Games also use all kinds of filters to make it look more 'realistic', especially motion blur. That pretty much contradicts the whole higher frame rate is better. Games try so hard to simulate (bad) cameras, it's not even funny anymore. Bloom, blur, lens flares, chromatic aberration, depth of field,  camera shake, fake HDR, film grain.  Yet without it they look sterile and fake.

Some of those effects sometimes help games look more realistic (of course, this depends on the genre/scenario) and most of them do not hide the frame rate. Motion blur is the only active feature that truly masks objects that are moving, and even then, it is more effective at lower frame rates. Turning many of those features off, in my experience, doesn't leave a feeling of a sterile production, but then, that again depends on a number of external factors. 

The variation of preference for lower vs higher frame rates is simply preferential. 

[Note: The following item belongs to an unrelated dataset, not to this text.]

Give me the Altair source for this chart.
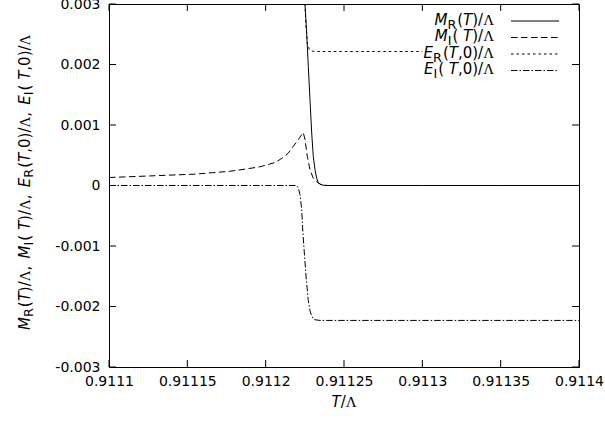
import altair as alt
import pandas as pd

# ---------------- data ----------------
mr_x = [0.91122479, 0.91122511, 0.91122619, 0.91122721, 0.91122830, 0.91122938,
        0.91123040, 0.91123149, 0.91123257, 0.91123360, 0.91123468, 0.91123660,
        0.91123915, 0.91125, 0.9113, 0.91135, 0.9114]
mr_y = [0.00313, 0.00299, 0.00252, 0.00197, 0.00141, 0.00087,
        0.00048, 0.00026, 0.00012, 0.00005, 0.00002, 0.000005,
        0.0, 0.0, 0.0, 0.0, 0.0]

mi_x = [0.9111, 0.911126, 0.9111549, 0.9111772, 0.9111868, 0.9111964, 0.9112060,
        0.9112104, 0.9112144, 0.9112174, 0.9112198, 0.9112219, 0.9112240,
        0.9112251, 0.9112266, 0.9112283, 0.9112304, 0.9112336, 0.9112360,
        0.9112392, 0.91125, 0.9113, 0.91135, 0.9114]
mi_y = [0.000132, 0.000158, 0.000188, 0.000235, 0.00027, 0.00031, 0.00038,
        0.00045, 0.000535, 0.00064, 0.00072, 0.00080, 0.000876,
        0.00076, 0.00048, 0.00026, 0.00012, 0.00004, 0.00001,
        0.0, 0.0, 0.0, 0.0, 0.0]

er_x = [0.9112249, 0.9112251, 0.9112257, 0.9112266, 0.9112279, 0.9112296,
        0.9112347, 0.91125, 0.91127, 0.9113]
er_y = [0.00310, 0.00299, 0.00265, 0.00235, 0.002243, 0.00222,
        0.002215, 0.002215, 0.002215, 0.002215]

ei_x = [0.9111, 0.91115, 0.9112, 0.9112198, 0.9112208, 0.9112219, 0.9112230,
        0.9112236, 0.9112245, 0.9112257, 0.9112272, 0.9112283, 0.9112294,
        0.9112304, 0.9112315, 0.9112347, 0.91125, 0.9113, 0.91135, 0.9114]
ei_y = [0.0, 0.0, 0.0, 0.0, -0.00004, -0.00015, -0.00040,
        -0.00070, -0.00105, -0.00148, -0.00190, -0.00207, -0.00216,
        -0.00220, -0.00222, -0.00223, -0.00223, -0.00223, -0.00223, -0.00223]

x_ticks = [0.9111, 0.91115, 0.9112, 0.91125, 0.9113, 0.91135, 0.9114]
y_ticks = [-0.003, -0.002, -0.001, 0.0, 0.001, 0.002, 0.003]

# legend / title text pieces: (text, style)  i=italic, s=subscript, n=normal, g=greek
legend_rows = [
    [("M", "i"), ("R", "s"), ("(", "n"), ("T", "i"), (")/", "n"), ("Λ", "g")],
    [("M", "i"), ("I", "s"), (" (", "n"), ("T", "i"), (")/", "n"), ("Λ", "g")],
    [("E", "i"), ("R", "s"), ("(", "n"), ("T", "i"), (",0)/", "n"), ("Λ", "g")],
    [("E", "i"), ("I", "s"), (" (", "n"), ("T", "i"), (",0)/", "n"), ("Λ", "g")],
]
legend_dash = [None, [6.5, 3.5], [2.5, 3], [6.5, 2, 1.5, 2]]
x_title = [("T", "i"), ("/", "n"), ("Λ", "g")]
y_title = []
for r in legend_rows:
    if y_title:
        y_title.append((", ", "n"))
    y_title.extend(r)

# ---------------- layout constants ----------------
W, H = 470, 363
FONT = "DejaVu Sans"
GFONT = "Liberation Serif"
FS = 15
TICKFS = 14
SUB = 0.85

WID = {'M': 0.863, 'E': 0.632, 'R': 0.695, 'I': 0.295, 'T': 0.611, '(': 0.390,
       ')': 0.390, '/': 0.337, ',': 0.318, '0': 0.636, ' ': 0.318, 'Λ': 0.722}


def piece_width(txt, st, size):
    fs = size * SUB if st == "s" else size
    w = sum(WID.get(c, 0.6) for c in txt) * fs
    if st == "s":
        w += 1.0
    if txt == ", ":
        w += 2.5
    return w


def layout(pieces, x0, y0, size, rotated=False):
    rows = []
    pos = 0.0
    for txt, st in pieces:
        fs = size * SUB if st == "s" else size
        if rotated:
            px, py = x0 + (3 if st == "s" else 0), y0 - pos
        else:
            px, py = x0 + pos, y0 + (4 if st == "s" else 0)
        rows.append(dict(t=txt, x=px, y=py, size=fs, st=st, angle=270 if rotated else 0))
        pos += piece_width(txt, st, size)
    return rows


def total_width(pieces, size):
    return sum(piece_width(t, s, size) for t, s in pieces)


text_rows = []
leg_line_y = [17, 33.5, 50, 66.5]
for row, ly in zip(legend_rows, leg_line_y):
    text_rows += layout(row, 385 - total_width(row, FS), ly + 3.5, FS)
text_rows += layout(x_title, 235 - total_width(x_title, FS) / 2, 402.5, FS)
text_rows += layout(y_title, -79, 326, FS, rotated=True)
tdf = pd.DataFrame(text_rows)

# ---------------- chart ----------------
xs = alt.Scale(domain=[0.9111, 0.9114], nice=False, zero=False)
ys = alt.Scale(domain=[-0.003, 0.003], nice=False, zero=False)

xaxis = alt.Axis(values=x_ticks, labelExpr="format(datum.value, '.5~f')",
                 ticks=False, domain=False, grid=False, title=None,
                 labelFont=FONT, labelFontSize=TICKFS, labelColor="black",
                 labelPadding=7, labelFlush=False, labelOverlap=False)
yaxis = alt.Axis(values=y_ticks,
                 labelExpr="replace(format(datum.value, '.3~f'), '\u2212', '-')",
                 ticks=False, domain=False, grid=False, title=None,
                 labelFont=FONT, labelFontSize=TICKFS, labelColor="black",
                 labelPadding=9, labelFlush=False, labelOverlap=False)

layers = []
series = [(mr_x, mr_y, None), (mi_x, mi_y, [6.5, 3.5]),
          (er_x, er_y, [2.5, 3]), (ei_x, ei_y, [6.5, 2, 1.5, 2])]
for xv, yv, dash in series:
    df = pd.DataFrame({"x": xv, "y": yv})
    kw = dict(color="black", strokeWidth=1, clip=True)
    if dash:
        kw["strokeDash"] = dash
    layers.append(alt.Chart(df).mark_line(**kw).encode(
        x=alt.X("x:Q", scale=xs, axis=xaxis),
        y=alt.Y("y:Q", scale=ys, axis=yaxis)))

xt = pd.DataFrame({"x": x_ticks})
yt = pd.DataFrame({"y": y_ticks})
for y0, y1 in [(H, H - 7), (0, 7)]:
    layers.append(alt.Chart(xt).mark_rule(color="black", strokeWidth=1).encode(
        x=alt.X("x:Q", scale=xs, axis=xaxis), y=alt.value(y0), y2=alt.value(y1)))
for x0, x1 in [(0, 7), (W, W - 7)]:
    layers.append(alt.Chart(yt).mark_rule(color="black", strokeWidth=1).encode(
        y=alt.Y("y:Q", scale=ys, axis=yaxis), x=alt.value(x0), x2=alt.value(x1)))

# legend sample lines
one = pd.DataFrame({"k": [0]})
for ly, dash in zip(leg_line_y, legend_dash):
    kw = dict(color="black", strokeWidth=1)
    if dash:
        kw["strokeDash"] = dash
    layers.append(alt.Chart(one).mark_rule(**kw).encode(
        x=alt.value(402), x2=alt.value(450), y=alt.value(ly)))

# text pieces
for st, font, fstyle in [("n", FONT, "normal"), ("s", FONT, "normal"),
                         ("i", FONT, "italic"), ("g", GFONT, "normal")]:
    sub = tdf[tdf.st == st]
    layers.append(alt.Chart(sub).mark_text(
        align="left", baseline="alphabetic", font=font, fontStyle=fstyle,
        color="black").encode(
        x=alt.X("x:Q", scale=None), y=alt.Y("y:Q", scale=None),
        text="t:N", size=alt.Size("size:Q", scale=None),
        angle=alt.Angle("angle:Q", scale=None)))

chart = alt.layer(*layers).properties(
    width=W, height=H,
    padding={"left": 109, "top": 4, "right": 26, "bottom": 54},
    autosize=alt.AutoSizeParams(type="none"),
    background="white",
).configure_view(stroke="black", strokeWidth=1)

chart.save("out.html", embed_options={"renderer": "svg", "actions": False})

Why do those effects make it look more realistic? Does it really make them look more realistic, or simply more like what you are used to seeing from a camera on a screen? Many of those effects do not make sense in VR at all. Depth of field, useless. Motion blur, nope you can follow things with your eyes. Lens flares, film grain, bloom, chromatic aberration (already comes with the lenses unfortunately) all does not make any sense. Fake HDR breaks immersion and well camera shake, a definite no. VR aims for realism, yet can't use all the techniques that make games look more realistic!

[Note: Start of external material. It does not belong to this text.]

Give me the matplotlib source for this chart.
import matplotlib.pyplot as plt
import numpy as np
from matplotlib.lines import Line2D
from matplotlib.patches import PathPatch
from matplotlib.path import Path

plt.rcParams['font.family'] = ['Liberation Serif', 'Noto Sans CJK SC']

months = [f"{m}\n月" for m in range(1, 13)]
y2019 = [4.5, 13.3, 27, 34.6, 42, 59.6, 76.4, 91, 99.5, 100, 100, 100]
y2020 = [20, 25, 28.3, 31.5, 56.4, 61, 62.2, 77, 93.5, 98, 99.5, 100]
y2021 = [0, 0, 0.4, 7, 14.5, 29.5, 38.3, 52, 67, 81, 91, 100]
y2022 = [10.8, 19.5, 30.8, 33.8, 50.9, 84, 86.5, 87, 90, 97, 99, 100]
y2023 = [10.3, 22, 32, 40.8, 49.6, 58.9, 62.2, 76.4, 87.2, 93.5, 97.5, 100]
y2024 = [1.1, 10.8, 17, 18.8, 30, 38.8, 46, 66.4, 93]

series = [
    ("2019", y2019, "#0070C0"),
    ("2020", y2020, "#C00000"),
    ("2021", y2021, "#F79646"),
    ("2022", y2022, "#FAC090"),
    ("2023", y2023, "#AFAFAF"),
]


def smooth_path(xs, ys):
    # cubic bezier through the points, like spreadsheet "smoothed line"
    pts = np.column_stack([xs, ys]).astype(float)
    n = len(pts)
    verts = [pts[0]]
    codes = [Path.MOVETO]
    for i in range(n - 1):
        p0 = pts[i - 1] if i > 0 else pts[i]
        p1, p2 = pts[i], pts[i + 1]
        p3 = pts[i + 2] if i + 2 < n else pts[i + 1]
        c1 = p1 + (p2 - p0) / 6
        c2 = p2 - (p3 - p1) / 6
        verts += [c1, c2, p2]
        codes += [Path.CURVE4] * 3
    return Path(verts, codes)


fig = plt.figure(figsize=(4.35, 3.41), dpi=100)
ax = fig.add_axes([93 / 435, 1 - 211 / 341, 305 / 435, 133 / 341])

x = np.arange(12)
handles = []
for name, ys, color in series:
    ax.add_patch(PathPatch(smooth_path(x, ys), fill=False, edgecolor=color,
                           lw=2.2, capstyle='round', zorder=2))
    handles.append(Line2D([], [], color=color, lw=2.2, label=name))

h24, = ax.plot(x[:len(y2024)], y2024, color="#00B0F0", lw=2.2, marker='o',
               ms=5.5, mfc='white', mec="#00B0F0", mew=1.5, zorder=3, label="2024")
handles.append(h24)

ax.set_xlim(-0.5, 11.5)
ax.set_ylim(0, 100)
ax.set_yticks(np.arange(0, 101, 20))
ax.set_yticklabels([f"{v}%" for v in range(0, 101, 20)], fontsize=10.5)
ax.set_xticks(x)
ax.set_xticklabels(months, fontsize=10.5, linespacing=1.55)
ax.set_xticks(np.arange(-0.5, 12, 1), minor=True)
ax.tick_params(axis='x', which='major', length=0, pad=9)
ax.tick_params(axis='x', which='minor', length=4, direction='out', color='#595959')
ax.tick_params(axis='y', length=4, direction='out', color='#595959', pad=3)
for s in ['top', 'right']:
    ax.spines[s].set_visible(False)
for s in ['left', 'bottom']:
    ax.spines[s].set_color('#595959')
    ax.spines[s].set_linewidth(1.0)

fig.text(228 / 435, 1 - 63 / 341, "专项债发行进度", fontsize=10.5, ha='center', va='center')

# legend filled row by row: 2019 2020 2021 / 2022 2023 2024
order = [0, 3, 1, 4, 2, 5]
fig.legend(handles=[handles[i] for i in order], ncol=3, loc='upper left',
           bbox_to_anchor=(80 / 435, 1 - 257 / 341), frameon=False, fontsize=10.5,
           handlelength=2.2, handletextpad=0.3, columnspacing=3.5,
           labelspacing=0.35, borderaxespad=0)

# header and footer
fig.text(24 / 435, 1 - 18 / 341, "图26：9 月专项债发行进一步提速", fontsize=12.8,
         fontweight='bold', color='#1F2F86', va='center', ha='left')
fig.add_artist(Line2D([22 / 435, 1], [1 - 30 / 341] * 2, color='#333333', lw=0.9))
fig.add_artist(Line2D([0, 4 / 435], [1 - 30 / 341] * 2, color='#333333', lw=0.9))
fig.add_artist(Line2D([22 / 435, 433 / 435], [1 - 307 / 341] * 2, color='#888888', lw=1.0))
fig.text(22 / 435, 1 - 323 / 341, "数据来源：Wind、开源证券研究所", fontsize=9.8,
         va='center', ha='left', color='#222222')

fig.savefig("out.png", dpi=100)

Frame rate of course does make sense in VR as it's you turning your head yourself. Any stutter is bad. However the animation can still run at lower frame rates. It will be interesting to see how games will develop in VR once resolution goes up. Are they going to look more fake or will there be a new bag of tricks to add 'realism'.

My favorite movies run between 8 and 18 fps. Although those are averages and different elements are animated at different frame rates

Nausicaa = 56078/(116*60+27.05) = 8.03
Laputa = 69262/(124*60+4.22) = 9.30
Totoro = 48743/(86*60+20.14) = 9.41
Hotaru = 54660/(88*60+26.19) = 10.30
Kiki = 67317/(102*60+46.12) = 10.92
Omohide = 73719/(118*60+49.05) = 10.34
Porco = 58443/(93*60+18.19) = 10.44
Umi = 25530/(72*60) = 5.91
PomPoko = 82289/(118*60+59.01) = 11.53
Mimi = 64491/(111*60+0.12) = 9.68
OYM = 8053/(6*60+48.21) = 19.73
Mononoke = 144043/(133*60+24.22) = 18.00

Traditional animation uses key frames with exaggerated expressions and movements to enhance the animation. Variable frame rate and frame interpolation messes that up completely. For Monsters university they tried to calculate the hair physics. Turned out, based on filling in the movement between key frames, that wouldn't work at all. Impossible G-forces screwing with the calculations. It's an art to give the brain just enough to fill in the blanks in the way the director wants you to. Perhaps that's why games are still not considered art :) Not enough control over content delivery.